◆ **OBJECTIVE**:
The line containing "import matplotlib.pyplot as plt" marks the end: extract everything from the first line of the data through that line, exactly, with no pictures.

◆ **INFORMATION SHOWN**:
# # #

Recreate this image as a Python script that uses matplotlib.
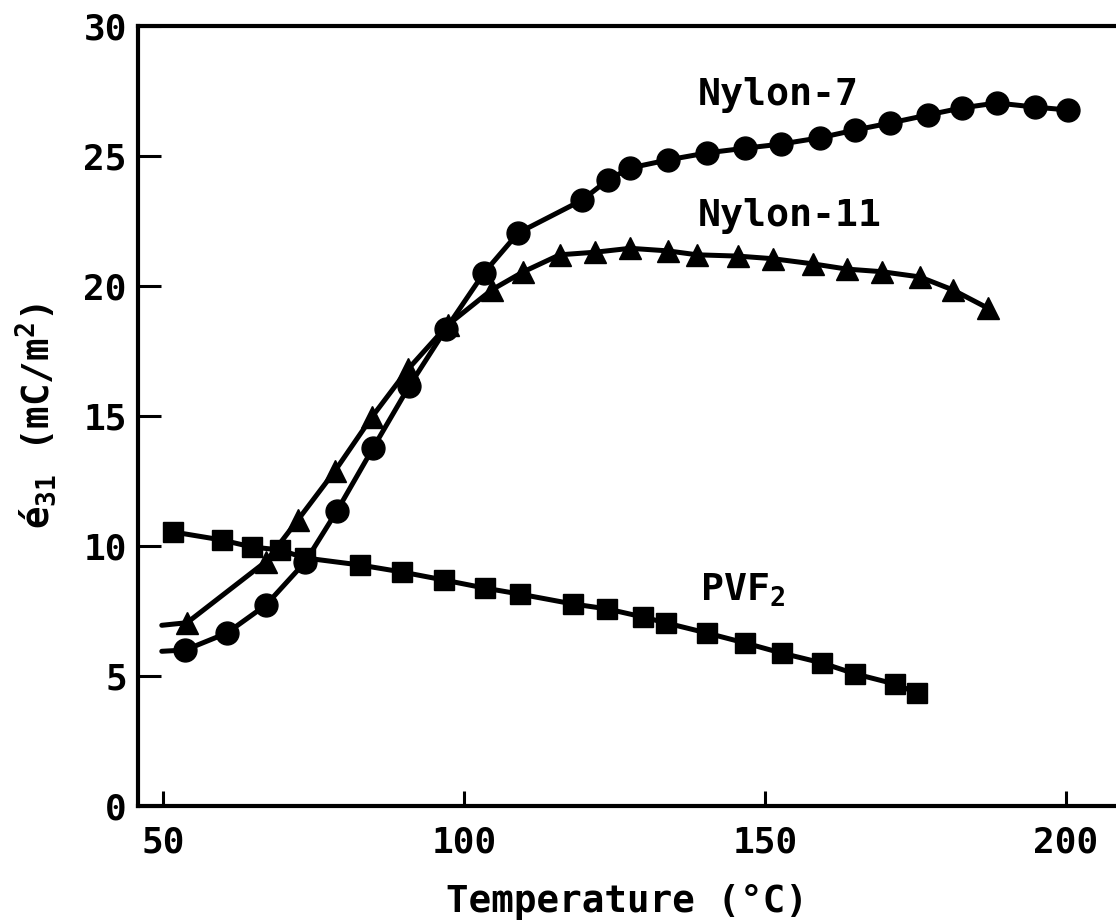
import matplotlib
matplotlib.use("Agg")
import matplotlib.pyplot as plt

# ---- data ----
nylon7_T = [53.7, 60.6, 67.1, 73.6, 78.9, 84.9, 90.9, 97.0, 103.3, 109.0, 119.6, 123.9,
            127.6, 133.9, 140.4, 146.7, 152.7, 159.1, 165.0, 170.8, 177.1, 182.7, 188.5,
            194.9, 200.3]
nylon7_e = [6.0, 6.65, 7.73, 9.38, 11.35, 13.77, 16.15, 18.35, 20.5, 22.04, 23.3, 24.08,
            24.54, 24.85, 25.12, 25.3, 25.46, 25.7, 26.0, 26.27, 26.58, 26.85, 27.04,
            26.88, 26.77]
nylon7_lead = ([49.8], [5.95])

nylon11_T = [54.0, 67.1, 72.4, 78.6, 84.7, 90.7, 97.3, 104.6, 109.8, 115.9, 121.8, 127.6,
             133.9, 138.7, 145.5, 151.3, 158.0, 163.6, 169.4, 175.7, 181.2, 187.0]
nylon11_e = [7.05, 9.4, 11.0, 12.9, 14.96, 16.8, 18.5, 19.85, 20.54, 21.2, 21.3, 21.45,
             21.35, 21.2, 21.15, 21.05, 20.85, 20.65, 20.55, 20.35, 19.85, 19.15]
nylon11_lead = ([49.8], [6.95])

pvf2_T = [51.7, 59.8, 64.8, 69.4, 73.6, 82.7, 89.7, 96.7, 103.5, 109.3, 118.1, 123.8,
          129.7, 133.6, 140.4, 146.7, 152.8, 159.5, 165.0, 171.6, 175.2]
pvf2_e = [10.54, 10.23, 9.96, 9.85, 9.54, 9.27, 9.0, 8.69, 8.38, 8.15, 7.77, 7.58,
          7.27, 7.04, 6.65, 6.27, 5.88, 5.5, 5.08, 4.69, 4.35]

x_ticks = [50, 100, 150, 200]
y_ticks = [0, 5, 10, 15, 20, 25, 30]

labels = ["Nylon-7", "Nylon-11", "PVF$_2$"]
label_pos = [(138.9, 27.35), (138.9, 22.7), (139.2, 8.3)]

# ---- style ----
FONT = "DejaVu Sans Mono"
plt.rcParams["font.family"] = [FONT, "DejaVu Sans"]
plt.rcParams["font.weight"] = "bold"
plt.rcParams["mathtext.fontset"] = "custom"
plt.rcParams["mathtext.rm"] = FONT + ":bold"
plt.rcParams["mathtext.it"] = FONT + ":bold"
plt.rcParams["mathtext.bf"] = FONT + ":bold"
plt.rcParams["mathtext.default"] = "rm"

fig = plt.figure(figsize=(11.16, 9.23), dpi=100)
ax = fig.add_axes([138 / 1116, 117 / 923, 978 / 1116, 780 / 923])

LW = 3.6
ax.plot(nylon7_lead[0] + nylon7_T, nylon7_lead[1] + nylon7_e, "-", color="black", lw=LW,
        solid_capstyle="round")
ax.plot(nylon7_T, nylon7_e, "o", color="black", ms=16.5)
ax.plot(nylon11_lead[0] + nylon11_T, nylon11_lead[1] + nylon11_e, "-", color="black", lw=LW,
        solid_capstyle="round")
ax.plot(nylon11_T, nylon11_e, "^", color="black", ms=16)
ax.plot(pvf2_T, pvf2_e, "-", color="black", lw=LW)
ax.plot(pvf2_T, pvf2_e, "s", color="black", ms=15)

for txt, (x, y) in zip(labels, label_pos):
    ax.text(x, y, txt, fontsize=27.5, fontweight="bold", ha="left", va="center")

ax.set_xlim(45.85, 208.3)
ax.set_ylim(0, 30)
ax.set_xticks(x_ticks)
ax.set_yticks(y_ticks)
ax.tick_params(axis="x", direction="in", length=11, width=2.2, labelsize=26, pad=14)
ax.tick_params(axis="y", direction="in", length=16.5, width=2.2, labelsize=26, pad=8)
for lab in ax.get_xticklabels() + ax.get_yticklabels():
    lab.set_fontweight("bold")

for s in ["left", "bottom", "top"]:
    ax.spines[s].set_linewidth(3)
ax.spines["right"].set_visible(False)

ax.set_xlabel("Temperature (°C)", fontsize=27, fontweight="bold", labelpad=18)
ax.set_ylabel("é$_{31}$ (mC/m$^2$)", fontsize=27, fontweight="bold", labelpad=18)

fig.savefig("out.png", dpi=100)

# # #

◆ **SOLUTION BELOW**:
Recreate this image as a Python script that uses matplotlib.
import matplotlib
matplotlib.use("Agg")
import matplotlib.pyplot as plt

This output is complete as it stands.